*What you have to do:* Copy all the data exactly, except the pictures.
* * *
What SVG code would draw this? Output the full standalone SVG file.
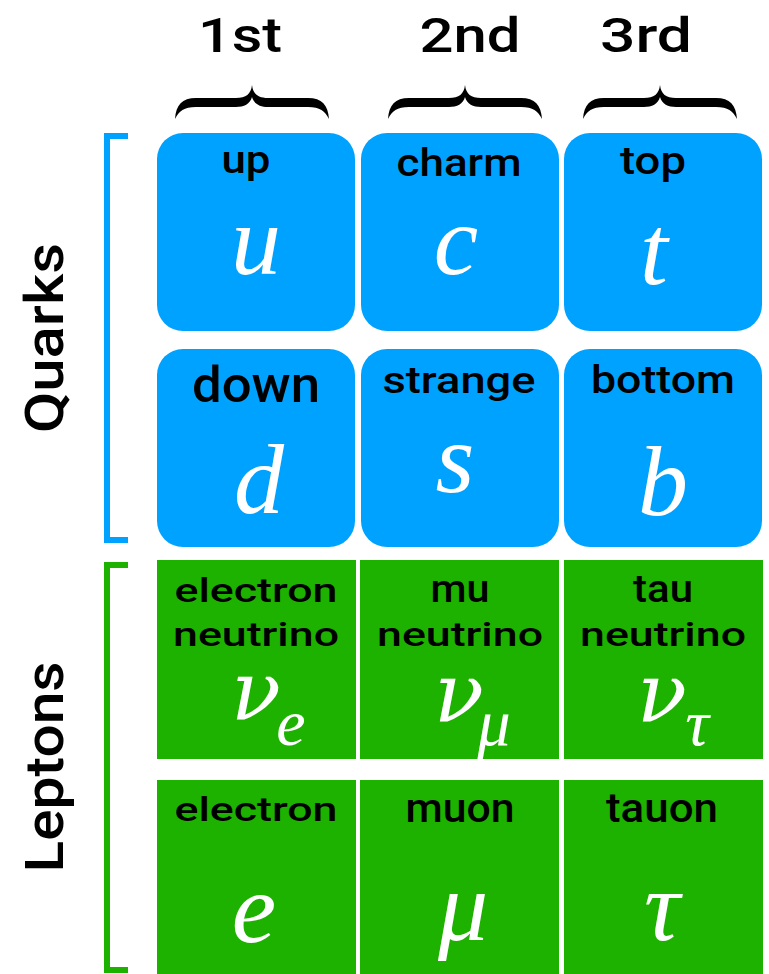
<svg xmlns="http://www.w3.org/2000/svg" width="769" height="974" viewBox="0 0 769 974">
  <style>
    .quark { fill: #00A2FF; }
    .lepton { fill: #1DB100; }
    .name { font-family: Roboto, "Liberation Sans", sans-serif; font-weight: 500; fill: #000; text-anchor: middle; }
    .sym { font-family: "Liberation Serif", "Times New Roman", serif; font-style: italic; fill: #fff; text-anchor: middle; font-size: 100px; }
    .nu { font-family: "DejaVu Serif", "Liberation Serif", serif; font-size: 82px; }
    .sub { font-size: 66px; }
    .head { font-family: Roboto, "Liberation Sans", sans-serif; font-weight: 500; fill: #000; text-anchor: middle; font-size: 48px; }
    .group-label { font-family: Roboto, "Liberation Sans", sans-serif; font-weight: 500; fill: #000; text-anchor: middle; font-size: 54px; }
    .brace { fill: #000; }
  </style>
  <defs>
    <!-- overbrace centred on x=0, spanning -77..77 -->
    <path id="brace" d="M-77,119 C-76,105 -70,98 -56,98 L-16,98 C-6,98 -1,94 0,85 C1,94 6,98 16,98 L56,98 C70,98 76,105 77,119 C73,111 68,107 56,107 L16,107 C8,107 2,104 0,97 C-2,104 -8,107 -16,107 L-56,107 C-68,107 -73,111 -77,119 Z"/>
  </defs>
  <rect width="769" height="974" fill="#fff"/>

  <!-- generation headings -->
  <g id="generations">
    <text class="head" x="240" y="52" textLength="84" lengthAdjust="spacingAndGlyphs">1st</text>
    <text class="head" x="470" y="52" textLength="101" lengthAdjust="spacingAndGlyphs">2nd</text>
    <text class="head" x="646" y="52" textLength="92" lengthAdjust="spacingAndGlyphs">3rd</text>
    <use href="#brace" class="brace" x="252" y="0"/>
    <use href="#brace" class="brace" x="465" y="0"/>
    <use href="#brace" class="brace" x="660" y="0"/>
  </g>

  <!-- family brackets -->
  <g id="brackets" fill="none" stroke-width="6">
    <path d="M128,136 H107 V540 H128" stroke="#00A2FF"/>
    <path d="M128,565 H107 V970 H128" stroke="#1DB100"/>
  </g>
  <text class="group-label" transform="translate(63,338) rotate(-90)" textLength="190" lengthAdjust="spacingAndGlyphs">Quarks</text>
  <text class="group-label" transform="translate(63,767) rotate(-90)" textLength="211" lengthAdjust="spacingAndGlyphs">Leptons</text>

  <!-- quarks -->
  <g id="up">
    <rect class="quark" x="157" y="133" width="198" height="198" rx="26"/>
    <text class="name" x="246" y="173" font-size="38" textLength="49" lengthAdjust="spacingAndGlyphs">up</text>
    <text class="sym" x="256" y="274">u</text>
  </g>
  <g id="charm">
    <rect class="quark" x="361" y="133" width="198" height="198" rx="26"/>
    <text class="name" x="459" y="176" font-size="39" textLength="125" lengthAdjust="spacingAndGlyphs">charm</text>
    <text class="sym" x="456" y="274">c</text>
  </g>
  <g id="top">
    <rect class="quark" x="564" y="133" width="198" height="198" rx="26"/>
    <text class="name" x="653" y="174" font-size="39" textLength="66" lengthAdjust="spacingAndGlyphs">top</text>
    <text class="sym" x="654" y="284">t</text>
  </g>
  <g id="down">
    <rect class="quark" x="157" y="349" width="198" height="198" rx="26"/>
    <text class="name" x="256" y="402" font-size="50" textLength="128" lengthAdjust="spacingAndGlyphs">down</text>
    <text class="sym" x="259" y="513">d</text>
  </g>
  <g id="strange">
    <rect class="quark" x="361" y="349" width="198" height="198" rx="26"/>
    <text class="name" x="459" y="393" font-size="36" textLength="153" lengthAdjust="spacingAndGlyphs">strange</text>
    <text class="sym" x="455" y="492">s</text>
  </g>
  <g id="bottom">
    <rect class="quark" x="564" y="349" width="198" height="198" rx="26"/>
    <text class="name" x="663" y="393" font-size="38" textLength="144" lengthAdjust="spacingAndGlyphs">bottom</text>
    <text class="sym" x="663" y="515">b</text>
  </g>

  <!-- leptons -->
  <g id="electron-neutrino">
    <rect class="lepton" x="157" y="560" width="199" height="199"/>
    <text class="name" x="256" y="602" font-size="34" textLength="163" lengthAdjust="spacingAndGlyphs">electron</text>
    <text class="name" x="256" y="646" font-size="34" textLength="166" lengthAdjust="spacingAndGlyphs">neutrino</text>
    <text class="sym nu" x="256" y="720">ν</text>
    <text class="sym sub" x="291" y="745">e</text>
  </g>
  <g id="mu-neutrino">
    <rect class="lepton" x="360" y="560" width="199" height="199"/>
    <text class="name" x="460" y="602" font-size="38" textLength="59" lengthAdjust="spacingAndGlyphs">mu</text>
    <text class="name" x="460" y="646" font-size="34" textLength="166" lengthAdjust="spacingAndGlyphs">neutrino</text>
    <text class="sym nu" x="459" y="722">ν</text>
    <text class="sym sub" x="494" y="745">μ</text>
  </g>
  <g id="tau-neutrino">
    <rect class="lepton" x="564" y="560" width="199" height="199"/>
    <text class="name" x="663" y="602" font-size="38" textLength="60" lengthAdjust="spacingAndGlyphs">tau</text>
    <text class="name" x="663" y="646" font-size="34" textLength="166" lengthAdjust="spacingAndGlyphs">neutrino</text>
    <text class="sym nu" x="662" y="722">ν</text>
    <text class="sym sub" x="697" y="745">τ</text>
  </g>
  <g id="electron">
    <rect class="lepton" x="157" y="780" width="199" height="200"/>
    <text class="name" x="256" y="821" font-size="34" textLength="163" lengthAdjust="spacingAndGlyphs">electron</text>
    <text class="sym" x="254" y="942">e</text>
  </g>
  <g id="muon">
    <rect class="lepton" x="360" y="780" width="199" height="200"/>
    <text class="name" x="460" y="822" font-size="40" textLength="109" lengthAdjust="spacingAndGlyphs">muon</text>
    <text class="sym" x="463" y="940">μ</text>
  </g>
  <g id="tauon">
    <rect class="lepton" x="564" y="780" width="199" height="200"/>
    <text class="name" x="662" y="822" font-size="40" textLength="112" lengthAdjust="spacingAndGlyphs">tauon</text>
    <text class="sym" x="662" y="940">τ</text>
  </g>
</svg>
* * *
*Written reply:*
What SVG code would draw this? Output the full standalone SVG file.
<svg xmlns="http://www.w3.org/2000/svg" width="769" height="974" viewBox="0 0 769 974">
  <style>
    .quark { fill: #00A2FF; }
    .lepton { fill: #1DB100; }
    .name { font-family: Roboto, "Liberation Sans", sans-serif; font-weight: 500; fill: #000; text-anchor: middle; }
    .sym { font-family: "Liberation Serif", "Times New Roman", serif; font-style: italic; fill: #fff; text-anchor: middle; font-size: 100px; }
    .nu { font-family: "DejaVu Serif", "Liberation Serif", serif; font-size: 82px; }
    .sub { font-size: 66px; }
    .head { font-family: Roboto, "Liberation Sans", sans-serif; font-weight: 500; fill: #000; text-anchor: middle; font-size: 48px; }
    .group-label { font-family: Roboto, "Liberation Sans", sans-serif; font-weight: 500; fill: #000; text-anchor: middle; font-size: 54px; }
    .brace { fill: #000; }
  </style>
  <defs>
    <!-- overbrace centred on x=0, spanning -77..77 -->
    <path id="brace" d="M-77,119 C-76,105 -70,98 -56,98 L-16,98 C-6,98 -1,94 0,85 C1,94 6,98 16,98 L56,98 C70,98 76,105 77,119 C73,111 68,107 56,107 L16,107 C8,107 2,104 0,97 C-2,104 -8,107 -16,107 L-56,107 C-68,107 -73,111 -77,119 Z"/>
  </defs>
  <rect width="769" height="974" fill="#fff"/>

  <!-- generation headings -->
  <g id="generations">
    <text class="head" x="240" y="52" textLength="84" lengthAdjust="spacingAndGlyphs">1st</text>
    <text class="head" x="470" y="52" textLength="101" lengthAdjust="spacingAndGlyphs">2nd</text>
    <text class="head" x="646" y="52" textLength="92" lengthAdjust="spacingAndGlyphs">3rd</text>
    <use href="#brace" class="brace" x="252" y="0"/>
    <use href="#brace" class="brace" x="465" y="0"/>
    <use href="#brace" class="brace" x="660" y="0"/>
  </g>

  <!-- family brackets -->
  <g id="brackets" fill="none" stroke-width="6">
    <path d="M128,136 H107 V540 H128" stroke="#00A2FF"/>
    <path d="M128,565 H107 V970 H128" stroke="#1DB100"/>
  </g>
  <text class="group-label" transform="translate(63,338) rotate(-90)" textLength="190" lengthAdjust="spacingAndGlyphs">Quarks</text>
  <text class="group-label" transform="translate(63,767) rotate(-90)" textLength="211" lengthAdjust="spacingAndGlyphs">Leptons</text>

  <!-- quarks -->
  <g id="up">
    <rect class="quark" x="157" y="133" width="198" height="198" rx="26"/>
    <text class="name" x="246" y="173" font-size="38" textLength="49" lengthAdjust="spacingAndGlyphs">up</text>
    <text class="sym" x="256" y="274">u</text>
  </g>
  <g id="charm">
    <rect class="quark" x="361" y="133" width="198" height="198" rx="26"/>
    <text class="name" x="459" y="176" font-size="39" textLength="125" lengthAdjust="spacingAndGlyphs">charm</text>
    <text class="sym" x="456" y="274">c</text>
  </g>
  <g id="top">
    <rect class="quark" x="564" y="133" width="198" height="198" rx="26"/>
    <text class="name" x="653" y="174" font-size="39" textLength="66" lengthAdjust="spacingAndGlyphs">top</text>
    <text class="sym" x="654" y="284">t</text>
  </g>
  <g id="down">
    <rect class="quark" x="157" y="349" width="198" height="198" rx="26"/>
    <text class="name" x="256" y="402" font-size="50" textLength="128" lengthAdjust="spacingAndGlyphs">down</text>
    <text class="sym" x="259" y="513">d</text>
  </g>
  <g id="strange">
    <rect class="quark" x="361" y="349" width="198" height="198" rx="26"/>
    <text class="name" x="459" y="393" font-size="36" textLength="153" lengthAdjust="spacingAndGlyphs">strange</text>
    <text class="sym" x="455" y="492">s</text>
  </g>
  <g id="bottom">
    <rect class="quark" x="564" y="349" width="198" height="198" rx="26"/>
    <text class="name" x="663" y="393" font-size="38" textLength="144" lengthAdjust="spacingAndGlyphs">bottom</text>
    <text class="sym" x="663" y="515">b</text>
  </g>

  <!-- leptons -->
  <g id="electron-neutrino">
    <rect class="lepton" x="157" y="560" width="199" height="199"/>
    <text class="name" x="256" y="602" font-size="34" textLength="163" lengthAdjust="spacingAndGlyphs">electron</text>
    <text class="name" x="256" y="646" font-size="34" textLength="166" lengthAdjust="spacingAndGlyphs">neutrino</text>
    <text class="sym nu" x="256" y="720">ν</text>
    <text class="sym sub" x="291" y="745">e</text>
  </g>
  <g id="mu-neutrino">
    <rect class="lepton" x="360" y="560" width="199" height="199"/>
    <text class="name" x="460" y="602" font-size="38" textLength="59" lengthAdjust="spacingAndGlyphs">mu</text>
    <text class="name" x="460" y="646" font-size="34" textLength="166" lengthAdjust="spacingAndGlyphs">neutrino</text>
    <text class="sym nu" x="459" y="722">ν</text>
    <text class="sym sub" x="494" y="745">μ</text>
  </g>
  <g id="tau-neutrino">
    <rect class="lepton" x="564" y="560" width="199" height="199"/>
    <text class="name" x="663" y="602" font-size="38" textLength="60" lengthAdjust="spacingAndGlyphs">tau</text>
    <text class="name" x="663" y="646" font-size="34" textLength="166" lengthAdjust="spacingAndGlyphs">neutrino</text>
    <text class="sym nu" x="662" y="722">ν</text>
    <text class="sym sub" x="697" y="745">τ</text>
  </g>
  <g id="electron">
    <rect class="lepton" x="157" y="780" width="199" height="200"/>
    <text class="name" x="256" y="821" font-size="34" textLength="163" lengthAdjust="spacingAndGlyphs">electron</text>
    <text class="sym" x="254" y="942">e</text>
  </g>
  <g id="muon">
    <rect class="lepton" x="360" y="780" width="199" height="200"/>
    <text class="name" x="460" y="822" font-size="40" textLength="109" lengthAdjust="spacingAndGlyphs">muon</text>
    <text class="sym" x="463" y="940">μ</text>
  </g>
  <g id="tauon">
    <rect class="lepton" x="564" y="780" width="199" height="200"/>
    <text class="name" x="662" y="822" font-size="40" textLength="112" lengthAdjust="spacingAndGlyphs">tauon</text>
    <text class="sym" x="662" y="940">τ</text>
  </g>
</svg>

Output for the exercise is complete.